Back to the wall, Australia have seen a ray of hope in the ban on Gautam Gambhir. Ricky Ponting acknowledged how his running between wickets and his ability to hit boundaries gave India rousing starts. “A newcomer (M Vijay) at the top creates an opportunity for us to put pressure on the middle-order,” said the captain, before adding that Jason Krejza might end his wait for a Test cap here.
It was not difficult to guess that the discussion between Ponting, Michael Clarke, Tim Nielsen and Hughes was largely about fielding the off-spinner with a tally of 43 wickets from 24 first-class games against a seasoned lot that has hit a purple patch after being humbled by Sri Lankan spinners.

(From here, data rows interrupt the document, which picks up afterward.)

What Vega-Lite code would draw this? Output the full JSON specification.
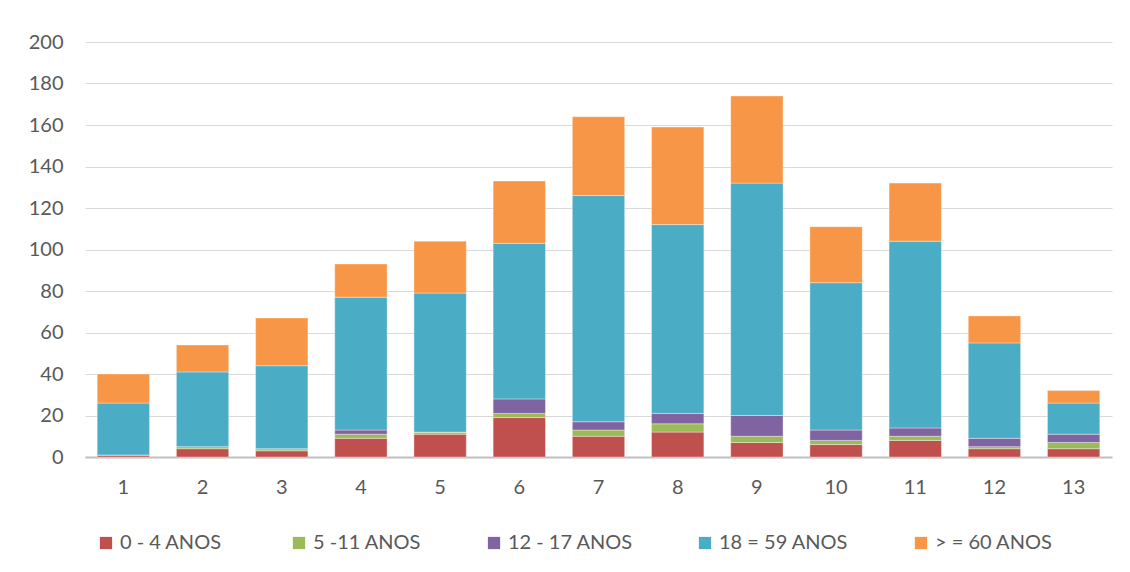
{
  "$schema": "https://vega.github.io/schema/vega-lite/v6.json",
  "autosize": "none",
  "width": 1027,
  "height": 415,
  "padding": {"left": 85, "top": 42, "right": 18, "bottom": 115},
  "background": "white",
  "config": {
    "view": {"stroke": null},
    "font": "Lato",
    "axis": {"labelFont": "Lato", "labelFontSize": 20, "labelColor": "#595959"},
    "legend": {"labelFont": "Lato", "labelFontSize": 20, "labelColor": "#595959"}
  },
  "data": {
    "values": [
      {"bar": 1, "group": "0 - 4  ANOS", "ord": 0, "value": 1},
      {"bar": 1, "group": "5 -11 ANOS", "ord": 1, "value": 0},
      {"bar": 1, "group": "12 - 17 ANOS", "ord": 2, "value": 0},
      {"bar": 1, "group": "18 = 59 ANOS", "ord": 3, "value": 25},
      {"bar": 1, "group": "> = 60 ANOS", "ord": 4, "value": 14},
      {"bar": 2, "group": "0 - 4  ANOS", "ord": 0, "value": 4},
      {"bar": 2, "group": "5 -11 ANOS", "ord": 1, "value": 1},
      {"bar": 2, "group": "12 - 17 ANOS", "ord": 2, "value": 0},
      {"bar": 2, "group": "18 = 59 ANOS", "ord": 3, "value": 36},
      {"bar": 2, "group": "> = 60 ANOS", "ord": 4, "value": 13},
      {"bar": 3, "group": "0 - 4  ANOS", "ord": 0, "value": 3},
      {"bar": 3, "group": "5 -11 ANOS", "ord": 1, "value": 1},
      {"bar": 3, "group": "12 - 17 ANOS", "ord": 2, "value": 0},
      {"bar": 3, "group": "18 = 59 ANOS", "ord": 3, "value": 40},
      {"bar": 3, "group": "> = 60 ANOS", "ord": 4, "value": 23},
      {"bar": 4, "group": "0 - 4  ANOS", "ord": 0, "value": 9},
      {"bar": 4, "group": "5 -11 ANOS", "ord": 1, "value": 2},
      {"bar": 4, "group": "12 - 17 ANOS", "ord": 2, "value": 2},
      {"bar": 4, "group": "18 = 59 ANOS", "ord": 3, "value": 64},
      {"bar": 4, "group": "> = 60 ANOS", "ord": 4, "value": 16},
      {"bar": 5, "group": "0 - 4  ANOS", "ord": 0, "value": 11},
      {"bar": 5, "group": "5 -11 ANOS", "ord": 1, "value": 1},
      {"bar": 5, "group": "12 - 17 ANOS", "ord": 2, "value": 0},
      {"bar": 5, "group": "18 = 59 ANOS", "ord": 3, "value": 67},
      {"bar": 5, "group": "> = 60 ANOS", "ord": 4, "value": 25},
      {"bar": 6, "group": "0 - 4  ANOS", "ord": 0, "value": 19},
      {"bar": 6, "group": "5 -11 ANOS", "ord": 1, "value": 2},
      {"bar": 6, "group": "12 - 17 ANOS", "ord": 2, "value": 7},
      {"bar": 6, "group": "18 = 59 ANOS", "ord": 3, "value": 75},
      {"bar": 6, "group": "> = 60 ANOS", "ord": 4, "value": 30},
      {"bar": 7, "group": "0 - 4  ANOS", "ord": 0, "value": 10},
      {"bar": 7, "group": "5 -11 ANOS", "ord": 1, "value": 3},
      {"bar": 7, "group": "12 - 17 ANOS", "ord": 2, "value": 4},
      {"bar": 7, "group": "18 = 59 ANOS", "ord": 3, "value": 109},
      {"bar": 7, "group": "> = 60 ANOS", "ord": 4, "value": 38},
      {"bar": 8, "group": "0 - 4  ANOS", "ord": 0, "value": 12},
      {"bar": 8, "group": "5 -11 ANOS", "ord": 1, "value": 4},
      {"bar": 8, "group": "12 - 17 ANOS", "ord": 2, "value": 5},
      {"bar": 8, "group": "18 = 59 ANOS", "ord": 3, "value": 91},
      {"bar": 8, "group": "> = 60 ANOS", "ord": 4, "value": 47},
      {"bar": 9, "group": "0 - 4  ANOS", "ord": 0, "value": 7},
      {"bar": 9, "group": "5 -11 ANOS", "ord": 1, "value": 3},
      {"bar": 9, "group": "12 - 17 ANOS", "ord": 2, "value": 10},
      {"bar": 9, "group": "18 = 59 ANOS", "ord": 3, "value": 112},
      {"bar": 9, "group": "> = 60 ANOS", "ord": 4, "value": 42},
      {"bar": 10, "group": "0 - 4  ANOS", "ord": 0, "value": 6},
      {"bar": 10, "group": "5 -11 ANOS", "ord": 1, "value": 2},
      {"bar": 10, "group": "12 - 17 ANOS", "ord": 2, "value": 5},
      {"bar": 10, "group": "18 = 59 ANOS", "ord": 3, "value": 71},
      {"bar": 10, "group": "> = 60 ANOS", "ord": 4, "value": 27},
      {"bar": 11, "group": "0 - 4  ANOS", "ord": 0, "value": 8},
      {"bar": 11, "group": "5 -11 ANOS", "ord": 1, "value": 2},
      {"bar": 11, "group": "12 - 17 ANOS", "ord": 2, "value": 4},
      {"bar": 11, "group": "18 = 59 ANOS", "ord": 3, "value": 90},
      {"bar": 11, "group": "> = 60 ANOS", "ord": 4, "value": 28},
      {"bar": 12, "group": "0 - 4  ANOS", "ord": 0, "value": 4},
      {"bar": 12, "group": "5 -11 ANOS", "ord": 1, "value": 1},
      {"bar": 12, "group": "12 - 17 ANOS", "ord": 2, "value": 4},
      {"bar": 12, "group": "18 = 59 ANOS", "ord": 3, "value": 46},
      {"bar": 12, "group": "> = 60 ANOS", "ord": 4, "value": 13},
      {"bar": 13, "group": "0 - 4  ANOS", "ord": 0, "value": 4},
      {"bar": 13, "group": "5 -11 ANOS", "ord": 1, "value": 3},
      {"bar": 13, "group": "12 - 17 ANOS", "ord": 2, "value": 4},
      {"bar": 13, "group": "18 = 59 ANOS", "ord": 3, "value": 15},
      {"bar": 13, "group": "> = 60 ANOS", "ord": 4, "value": 6}
    ]
  },
  "mark": {"type": "bar", "stroke": "white", "strokeWidth": 0.6, "strokeOpacity": 0.6},
  "encoding": {
    "x": {
      "field": "bar",
      "type": "ordinal",
      "scale": {"paddingInner": 0.339, "paddingOuter": 0.154},
      "axis": {
        "title": null,
        "labelAngle": 0,
        "ticks": false,
        "labelPadding": 20,
        "domainColor": "#BFBFBF",
        "domainWidth": 2
      }
    },
    "y": {
      "field": "value",
      "type": "quantitative",
      "stack": "zero",
      "scale": {"domain": [0, 200], "nice": false},
      "axis": {
        "title": null,
        "values": [0, 20, 40, 60, 80, 100, 120, 140, 160, 180, 200],
        "domain": false,
        "ticks": false,
        "labelPadding": 22,
        "gridColor": "#D9D9D9",
        "gridWidth": 1
      }
    },
    "color": {
      "field": "group",
      "type": "nominal",
      "scale": {
        "domain": ["0 - 4  ANOS", "5 -11 ANOS", "12 - 17 ANOS", "18 = 59 ANOS", "> = 60 ANOS"],
        "range": ["#C0504D", "#9BBB59", "#8064A2", "#4BACC6", "#F79646"]
      },
      "legend": {
        "title": null,
        "orient": "none",
        "legendX": 11,
        "legendY": 491,
        "direction": "horizontal",
        "columns": 5,
        "columnPadding": 62,
        "symbolType": "square",
        "symbolSize": 150,
        "symbolStrokeWidth": 0,
        "symbolOffset": 0,
        "labelOffset": 4
      }
    },
    "order": {"field": "ord", "type": "quantitative"}
  }
}
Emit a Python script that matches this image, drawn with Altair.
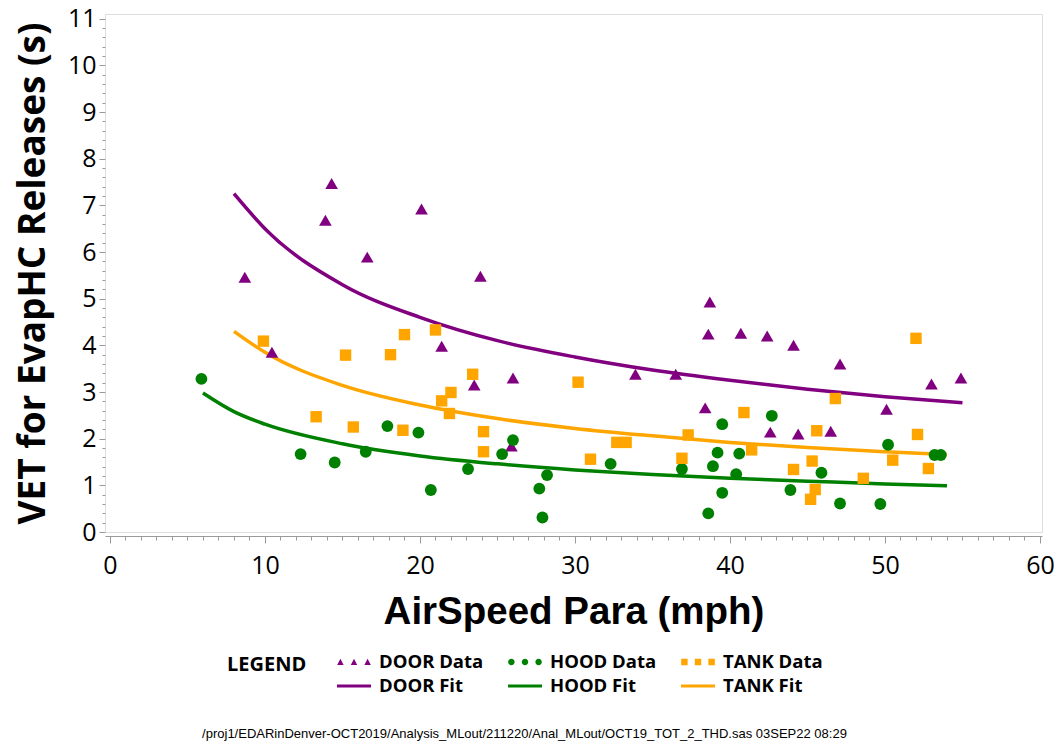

It’s a chance worth taking given Cameron White’s inability to strike, but at the risk of giving away runs.
With MS Dhoni saying that Vijay will open unless there is a “last-minute change”, this is a worry he is carrying into his first Test where he is not a stopgap skipper. To add to it, Rahul Dravid skipped nets because of flu, although Dhoni said he would play. Dhoni was asked whether it was difficult to focus amid talk of Sourav Ganguly and Anil Kumble’s retirement, VVS Laxman’s 100th Test and Gambhir. “We are seasoned enough to understand that we are in a good position because we have played well and that to remain in this position, we must keep doing well.”
With a soft spot appearing at the top of the order, Dhoni’s men might have to do better than what they have because their opponents would try everything to win. For them, a lot more than just losing a series is at stake.